A Nigerian man who was being deported lost his life after having an alteration with officials, where he told them, they would have to carry him like a dead man.
Bolante Alo, the Nigerian man who died after an altercation with Canada border services officers, promised he wouldn’t go quietly if ordered out of the country.
Evidence submitted by Kenzie Wingert at the first of Alo’s two detention hearings outlines how his refusal to co-operate with any potential deportation order escalated over time.
“You will have to carry me like a dead man, because I’m not going to my death,” Alo is quoted as saying in evidentiary documents submitted by Wingert — the legal counsel representing minister of public safety and emergency preparedness Ralph Goodale — on July 26 at Alo’s first detention hearing.

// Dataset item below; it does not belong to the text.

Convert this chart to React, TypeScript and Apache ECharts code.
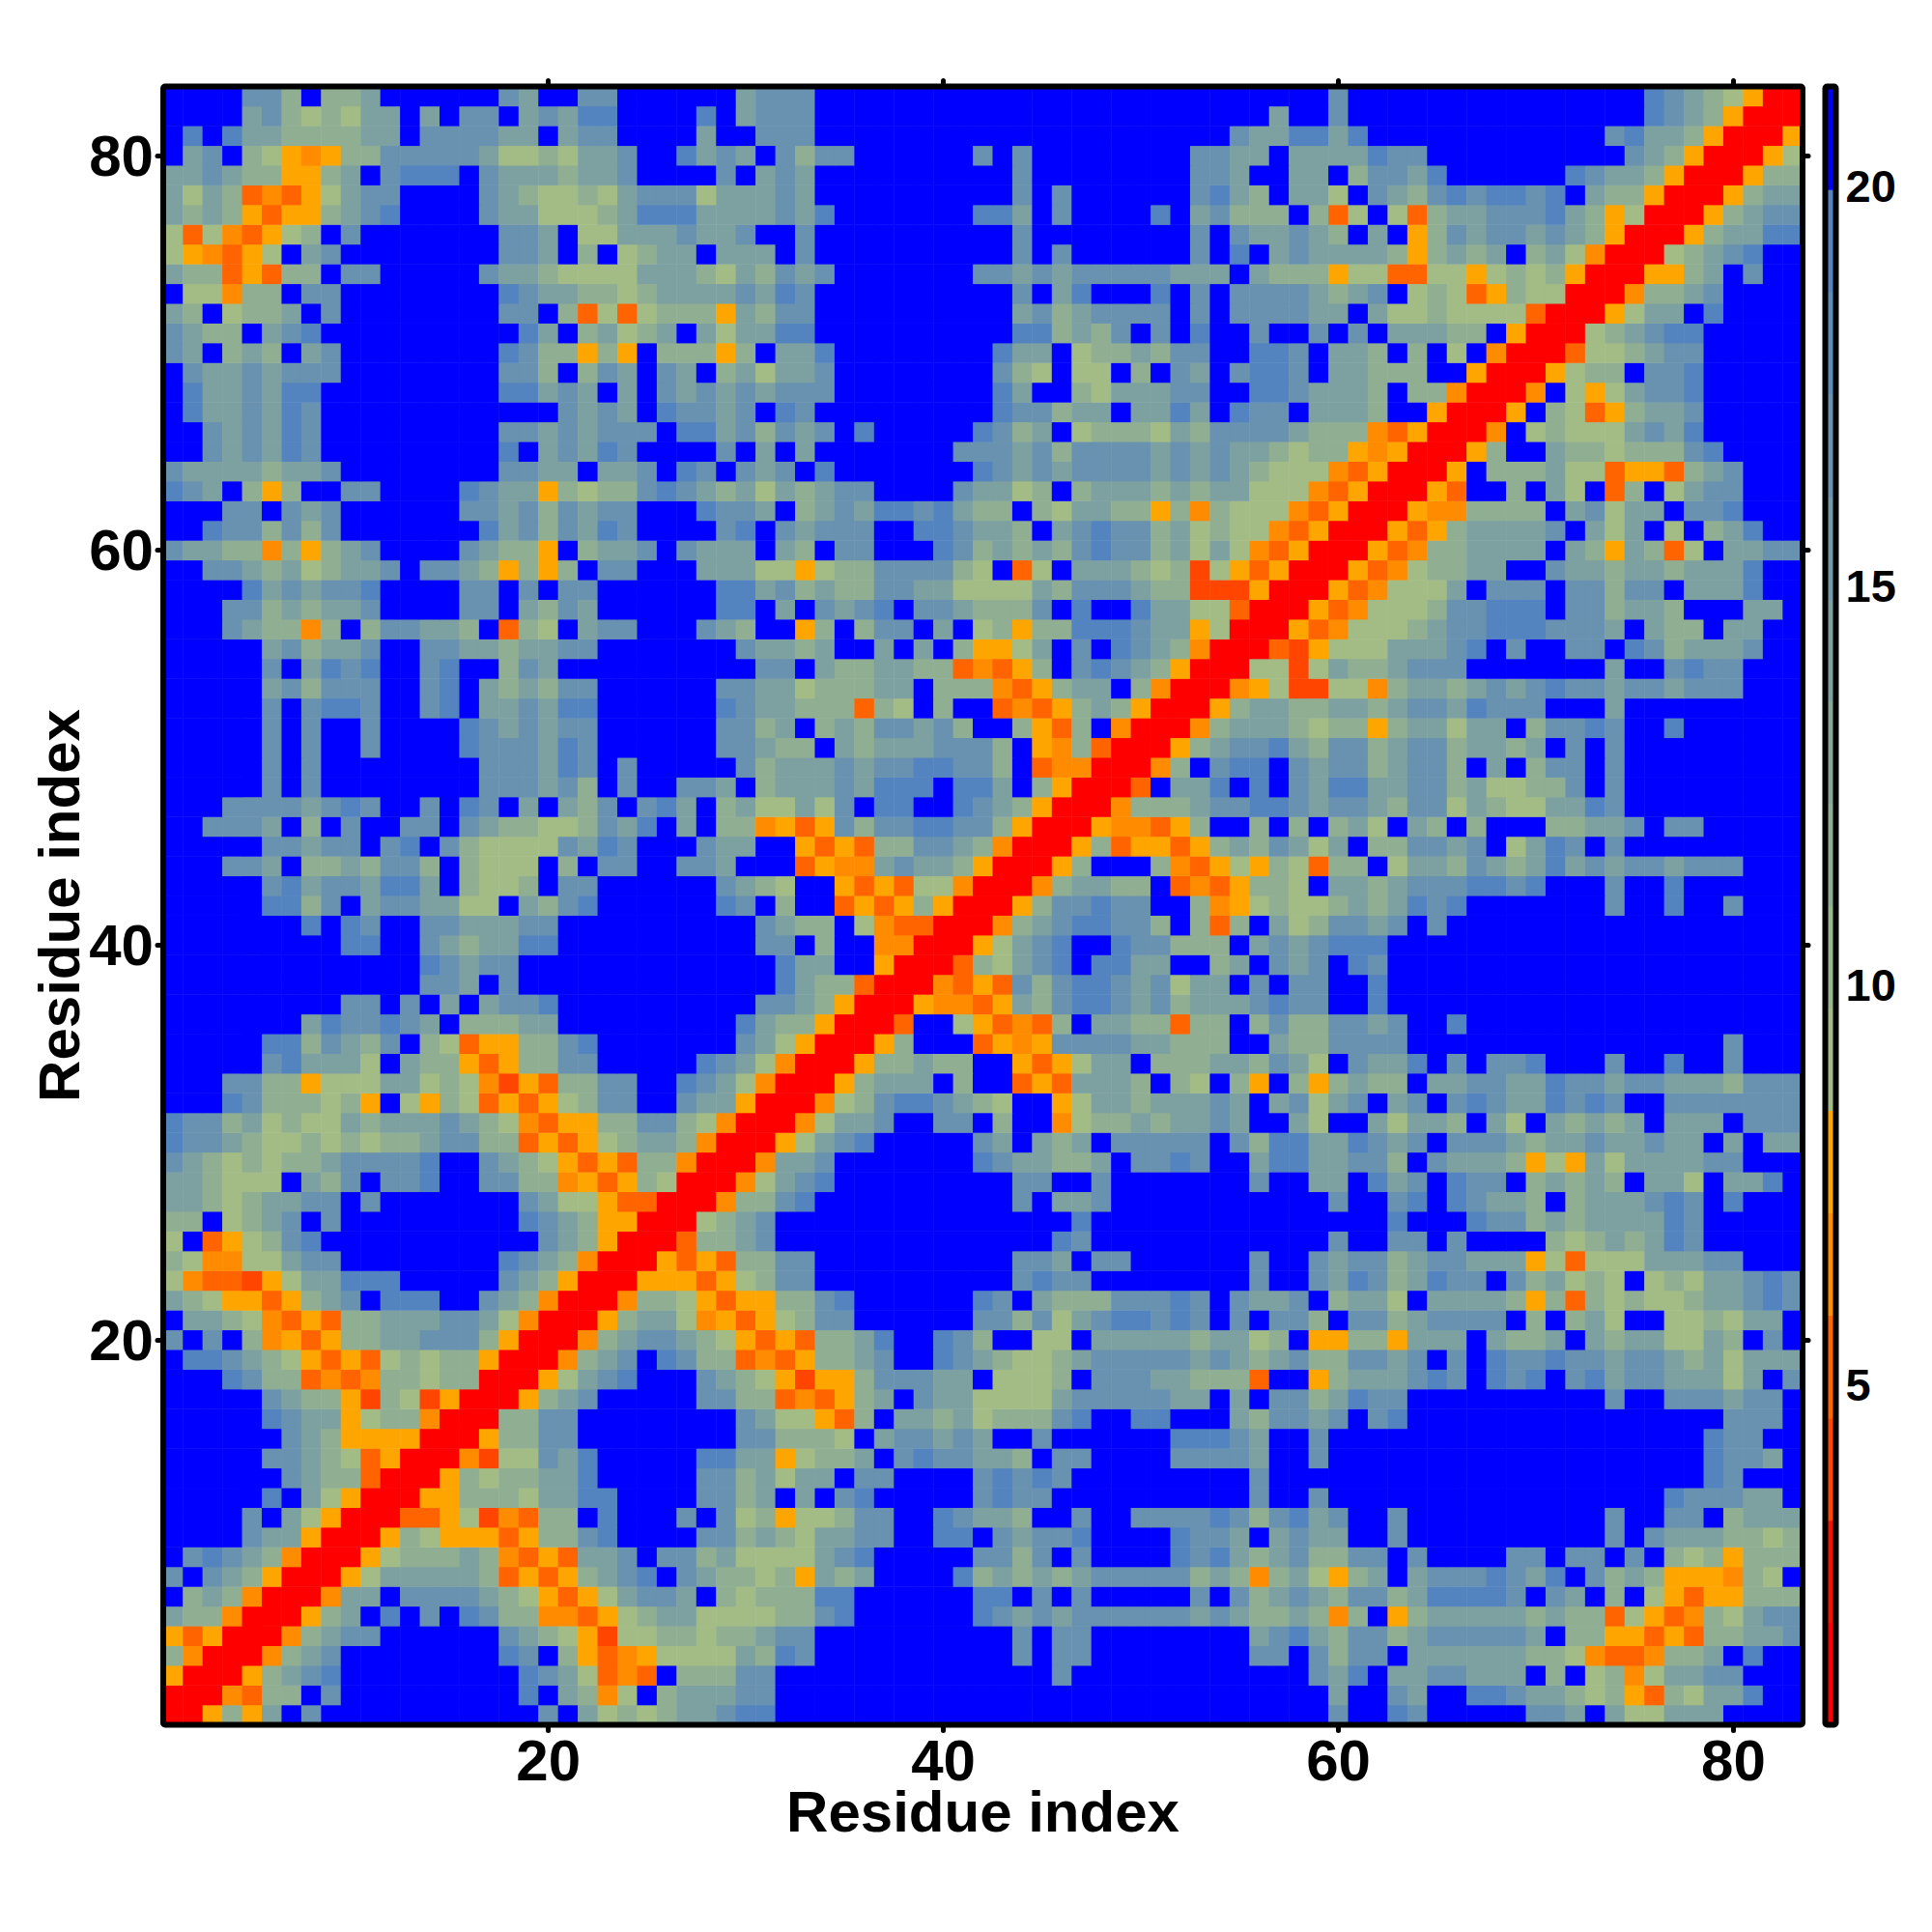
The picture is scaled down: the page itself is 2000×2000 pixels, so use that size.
import React, { useEffect, useRef } from "react";
import * as echarts from "echarts";

// Upper-left triangle of the symmetric map (row = y, chars = x = 1..y).
// R red, e/c/d/o warm bands, g/h/m/t/s sage to steel, B blue. "12B" = twelve B.
const rowsHigh: string[] = [
  "BBBBtthBhhm6BtmBBtt5B" + "Bmttt22B" + "BBBBt15BstmhgoRR",
  "BBBBmthghgmmBmBttBmtmss4Bs" + "Bmttt22B" + "BmBBt15BstmhoRRR",
  "BsBsmmhhhhmmBttttmmBmtt4Bm" + "BBttt21Bt" + "mmssms12BtsmmhoRRRo",
  "BmtBhgodohhtttttmgghgmmtBBsm" + "tmBthttBBBBBBtBtBBBBBBBBttm" + "mBmmmmstt10BtmhoRRRoh",
  "mmtmhhoohmBtsssBtmmmhmmt4B" + "tBmtm10Bt8Bttm" + "BBmmBhttms6BstmmhoRRRohh",
  "mgmhcdcogmttBBBBtmhgghgmtttg" + "mmmtm10BtBt6Btsm" + "hBmmgBtmhtstsstsBmhhoRRR",
  "mhmhocoohmtsBBBBtmmggghmsssm" + "mmmtms7BssmBt4BsBmth" + "hhBhcgBgchmmtttsmhogRR",
  "gcgdcoghBt7BttmBggmmmtm" + "mtBBt10Bt8BtBt" + "mmtmhBmBohtmttmtmhoRR",
  "godcogBmt8BttmBhBghmmB" + "mmmBt10BtBt6BtBs" + "BmtmmmmhohmhmBhmgdRR",
  "mhhcochhBtt5Btmmhggggmmmh" + "gmhtmt7BttmtmtttttmmmB" + "mhhhoggccggoghghoRR",
  "BggdhhBtt8Bstmmhhghmmm" + "mtmst10BtBmsBBBsBtBt" + "tttmhmtBghgcohggRR",
  "mhBghhmBt8BttBhcgcghhh" + "omhtt10BmthmttttBtBt" + "tttmmBmgghggggcRR",
  "tmhhBmts10BsmBhmghmBm" + "gmmss10BsshmhtBtBsBB" + "tBBtBtBmmmhhBoRR",
  "tmBhmhBmt8BsthhohoBhhh" + "ohBmms8BsmmBghhmhttBB" + "sstBmmhBhBgBdRR",
  "Btmmtmttt8BtthBhtmBtmB" + "hmgmmt8BthgBggBhBtmBt" + "sstBmmhhhBBoRR",
  "Bsmmtmss9BssmtmBmBtmt" + "mtmttt8BsmBBhgmmmttBB" + "sstmmmhBhhdRR",
  "Bsmmtmst12BtmtmBstt" + "mtBst9BstthmmBmmsmBs" + "ttBmmmhBBoRR",
  "BBtmtmst9BttmtmtttBss" + "mthtmtBs5BsthmBghhhgmhtt" + "ttmhhhdcoRR",
  "BBtmtmst9BsBmtmstBBBB" + "tBmBm7Btttmthttttmtmtm" + "mhghhodoRR",
  "tmmmmhmmt8BttmmBmmtBst" + "BtmtBs7Bstmtmttttmtmtm" + "hgggdcoRR",
  "stmBhohBBtt4Bstmmohghhtstm" + "hmgmhmttBBBBtmmghBhmmmhmhmm" + "gggdcoRR",
  "BBBttBtmt6BttmthtmttBBBs" + "ttmBhmtmsstsmhhBhgmmhhohdhg" + "ggdcoRR",
  "BBstththt7BsmthtmstBBBB" + "tsBtmtttBBsstmmhBmtstthmghg" + "gdcoRR",
  "tmmhhdhohmt4BtmhhoBhmmtBtm" + "mmBmhBttBBBsthmhmhtstthmgmg" + "dcoRR",
  "BBttmhmghmmtBttmhohohBttBBBm" + "mmggoghhtttthgBcgBmmmhghego" + "coRR",
  "BBBBsmtmtts4BttBtBtt6B" + "ssmthmhhttmmggggmhtttmhheee" + "oRR",
  "BBBtthmhmmt4BttBmhtm6B" + "ssBmBtmtsBttmhhhtBsBBsmmggc" + "RR",
  "BBBtmhhdhBhttmmhBchgBmttBBBt" + "mhBBohBhttBmBghohhssstmmogR" + "R",
];
const rowsMid: string[] = [
  "5BmthmmtBBttmmhmmtt6B" + "BtmmhmBBmBmBhoogmBtBstmhdRR",
  "5BtBmstsBBtsBBhtm8B" + "BBttBmhhmmhhcdcohBtstmhoRR",
  "5BmthtttBBtsBmhmhtt6B" + "ttmmghhhmmBhhhdcohmmBhdRR",
  "5BtBtsstBBtsBmmtmss6B" + "stmmhhhchgBhBBcdcohmhoRR",
  "5BtBtBBt4Bstmtmtt6B" + "tthmBhmhttmthBBhochBdRR",
  "5BtBtBBt4Bstttmst6B" + "ttmhhBmhmmmttthBodhcRR",
  "5BtBt8BtttmstBt4B" + "BthmmmtmttsstthBcddRR",
  "5BtBt8BtttmthBtBBtt" + "mBhmmmtmsssBssmBhoRR",
  "BBBttttmtstBBtBstBmBmhtBtsmB" + "hmggmgtBssBBstmhoRR",
  "BBtttmBhBtBBttBtmhhgghtmsBmB" + "hhdocothttsstthoRR",
  "5BttmttBtsBthggggtmstBBBt" + "mmBBocochhttmhdRR",
  "BBBttmBhhmhtthBhgggBhBttBBtt" + "mBBBcoddmtmmhoRR",
  "5BtsmttmssmBhgghBtt6B" + "tmhgBBococggdRR",
  "5BsshtBmttmmggBmhts6B" + "stBhBBcocohoRR",
  "7BsBstBBttmmmtt8B" + "BBtmhhBgdccRR",
  "9BssBBtmhmmss8B" + "BBttBhBBddRR",
  "13Bstmtt10B" + "BBBsmmBBoRR",
  "13BttmBt10B" + "BBBsmhhcRR",
  "9BttBtBmBmtts8B" + "BBttmhoRR",
  "7BmsttstmBhhhmm8B" + "BsmhhoRR",
  "5BsshtmhtBhgcoohhts6B" + "BtmgoRR",
  "5BtsmmmgBmhhocohhtt5Bs" + "tmgdRR",
  "BBBtthhogggmmghgdeochhttBBst" + "mgdRR",
  "BBBsthhhghoBgohgcocoghttBBtm" + "moRR",
  "stthmghggmhmmmtmhgdcoohhtthg" + "dRR",
  "sttmhgghghghhmtthhcocoghmmhd" + "RR",
  "tmhghghhmttttsBBtmhgocochhdR" + "R",
  "mmhgggBmhtBttsBBtthhdocohgRR",
];
const rowsLow: string[] = [
  "mmhghmmttBt7BtmggoccRR",
  "hhBghmtBt9BstmhooRR",
  "gBcoghts11BtmhoRR",
  "hgddggmtt8BstmhdRR",
  "gdcceogmmsss5BtmhoRR",
  "mhgoocohmtBsssBBtmhdRR",
  "BmmhgdcochhmmmttmgdRR",
  "tBtBhdocohhmmttthoRR",
  "BsstmhgococghghhoRR",
  "BBBsthhcdcdhhghhRR",
  "5BtmhhoehgeoRR",
  "5BstmmoghhdRR",
  "6BtmhooooRR",
  "5BttmhgcoRR",
  "6BtmhhcRR",
  "5BsBmgoRR",
  "4BtBmgoRR",
  "4BtmmoRR",
  "BtstmhdRR",
  "tBtmhoRR",
  "BhmhdRR",
  "mhhdRR",
  "ocoRR",
  "hdRR",
  "oRR",
  "RR",
  "R",
];

const residueCount = 83;
const tickLabels = [20, 40, 60, 80];
const colorbarTicks = [5, 10, 15, 20];
const zBreaks = [0.74, 2.02, 3.3, 4.58, 5.87, 7.15, 8.43, 9.71, 10.99, 12.27, 13.55, 14.83, 16.11, 17.4, 18.68, 19.96, 21.25];
const bandColors = [
  "#ff0000", "#f01400", "#ff4500", "#ff6400", "#ff8c00", "#ffa500",
  "#a3bc86", "#9ab68c", "#90ae92", "#87a799", "#7da1a1", "#739aa8", "#6892af", "#5e8bb7", "#5484c0",
  "#0000ff",
];
const letterBand: Record<string, number> = { R: 0, e: 2, c: 3, d: 4, o: 5, g: 6, h: 8, m: 10, t: 12, s: 14, B: 15 };

const decode = (r: string) => r.replace(/(\d+)B/g, (_, n) => "B".repeat(Number(n)));

function buildCells(): number[][] {
  const rows = [...rowsHigh, ...rowsMid, ...rowsLow].map(decode);
  const at = (x: number, y: number) => {
    const ch = rows[residueCount - y][x - 1] ?? "B";
    const k = letterBand[ch] ?? 15;
    return (zBreaks[k] + zBreaks[k + 1]) / 2;
  };
  const out: number[][] = [];
  for (let y = 1; y <= residueCount; y++) {
    for (let x = 1; x <= residueCount; x++) {
      out.push([x - 1, y - 1, x <= y ? at(x, y) : at(y, x)]);
    }
  }
  return out;
}

const FONT = "'Liberation Sans', Helvetica, Arial, sans-serif";
const LEFT = 169, TOP = 89.5, W = 1697, H = 1696;

export default function App() {
  const ref = useRef<HTMLDivElement>(null);
  useEffect(() => {
    const chart = echarts.init(ref.current!, undefined, { renderer: "svg" });
    const cats = Array.from({ length: residueCount }, (_, i) => String(i + 1));
    const isMajor = (index: number) => tickLabels.includes(index + 1);
    const tick = { show: true, length: 6, alignWithLabel: true, interval: isMajor, lineStyle: { color: "#000", width: 5, cap: "round" } };
    const label = { show: true, interval: isMajor, color: "#000", fontFamily: FONT, fontWeight: "bold", fontSize: 60 };
    const nameStyle = { color: "#000", fontFamily: FONT, fontWeight: "bold", fontSize: 60 };
    const bands = zBreaks.slice(0, -1).map((lo, i) => [lo, zBreaks[i + 1]]);

    chart.setOption({
      animation: false,
      backgroundColor: "#fff",
      grid: [
        { left: LEFT, top: TOP, width: W, height: H, outerBoundsMode: "none" },
        { left: 1889.5, top: TOP, width: 11, height: H, outerBoundsMode: "none" },
      ],
      xAxis: [
        { type: "category", gridIndex: 0, position: "bottom", data: cats, axisLine: { show: false }, axisTick: tick,
          axisLabel: { ...label, margin: 7 }, splitLine: { show: false },
          name: "Residue index", nameLocation: "middle", nameGap: 60, nameMoveOverlap: false, nameTextStyle: nameStyle },
        { type: "category", gridIndex: 0, position: "top", data: cats, axisLine: { show: false }, axisTick: tick, axisLabel: { show: false } },
        { type: "value", gridIndex: 1, min: 0, max: 1, show: false },
      ],
      yAxis: [
        { type: "category", gridIndex: 0, position: "left", data: cats, axisLine: { show: false }, axisTick: tick,
          axisLabel: { ...label, margin: 10 }, splitLine: { show: false },
          name: "Residue index", nameLocation: "middle", nameGap: 78, nameMoveOverlap: false, nameRotate: 90, nameTextStyle: nameStyle },
        { type: "category", gridIndex: 0, position: "right", data: cats, axisLine: { show: false }, axisTick: tick, axisLabel: { show: false } },
        { type: "value", gridIndex: 1, position: "right", min: 0.74, max: 21.25, axisLine: { show: false }, splitLine: { show: false },
          axisTick: { show: true, length: 6, customValues: colorbarTicks, lineStyle: { color: "#000", width: 5, cap: "round" } },
          axisLabel: { show: true, margin: 10, customValues: colorbarTicks, color: "#000", fontFamily: FONT, fontWeight: "bold", fontSize: 47 } },
      ],
      visualMap: {
        type: "piecewise", show: false, seriesIndex: 0, dimension: 2,
        pieces: bands.map(([lo, hi], i) => ({ gte: lo, lt: hi, color: bandColors[i] })),
      },
      series: [
        { type: "heatmap", xAxisIndex: 0, yAxisIndex: 0, data: buildCells(), progressive: 0, itemStyle: { borderWidth: 0 }, emphasis: { disabled: true } },
        { type: "custom", xAxisIndex: 2, yAxisIndex: 2, data: bands, encode: { y: [0, 1] }, clip: false,
          renderItem: (params: any, api: any) => {
            const a = api.coord([0, api.value(0)]);
            const b = api.coord([1, api.value(1)]);
            return { type: "rect", shape: { x: a[0], y: b[1], width: b[0] - a[0], height: a[1] - b[1] + 0.5 }, style: { fill: bandColors[params.dataIndex] } };
          } },
      ],
      graphic: [
        { type: "rect", z: 100, shape: { x: LEFT, y: TOP, width: W, height: H, r: 2 }, style: { fill: "none", stroke: "#000", lineWidth: 6 } },
        { type: "rect", z: 100, shape: { x: 1889.5, y: TOP, width: 11, height: H, r: 2 }, style: { fill: "none", stroke: "#000", lineWidth: 6 } },
      ],
    });
    return () => chart.dispose();
  }, []);
  return <div ref={ref} style={{ position: "absolute", left: 0, top: 0, width: 2000, height: 2000 }} />;
}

By that point, Alo had been detained for 48 hours. This was his first detention hearing, administered by the immigration division of the Immigration and Refugee Board of Canada.
Alo died Aug. 7 after an altercation with Canada Border Services Agency officers while on a KLM airlines plane bound for Amsterdam. The plane hadn’t yet departed Calgary’s airport when the 49-year-old Alo went into medical distress; he was pronounced dead at Peter Lougheed hospital about 90 minutes later.
Wingert drew attention to two statements in the documents she submitted for Alo’s July 26 hearing. The first: “On that day (of deportation), I will be the dog on a leash, and you will have to drag me through fire. I am a dead man. I have nothing to lose.” The second: “I understand that you have concerns that I will cause an issue that will disrupt my removal. You are absolutely correct about this. I will cause a big issue and will not go.”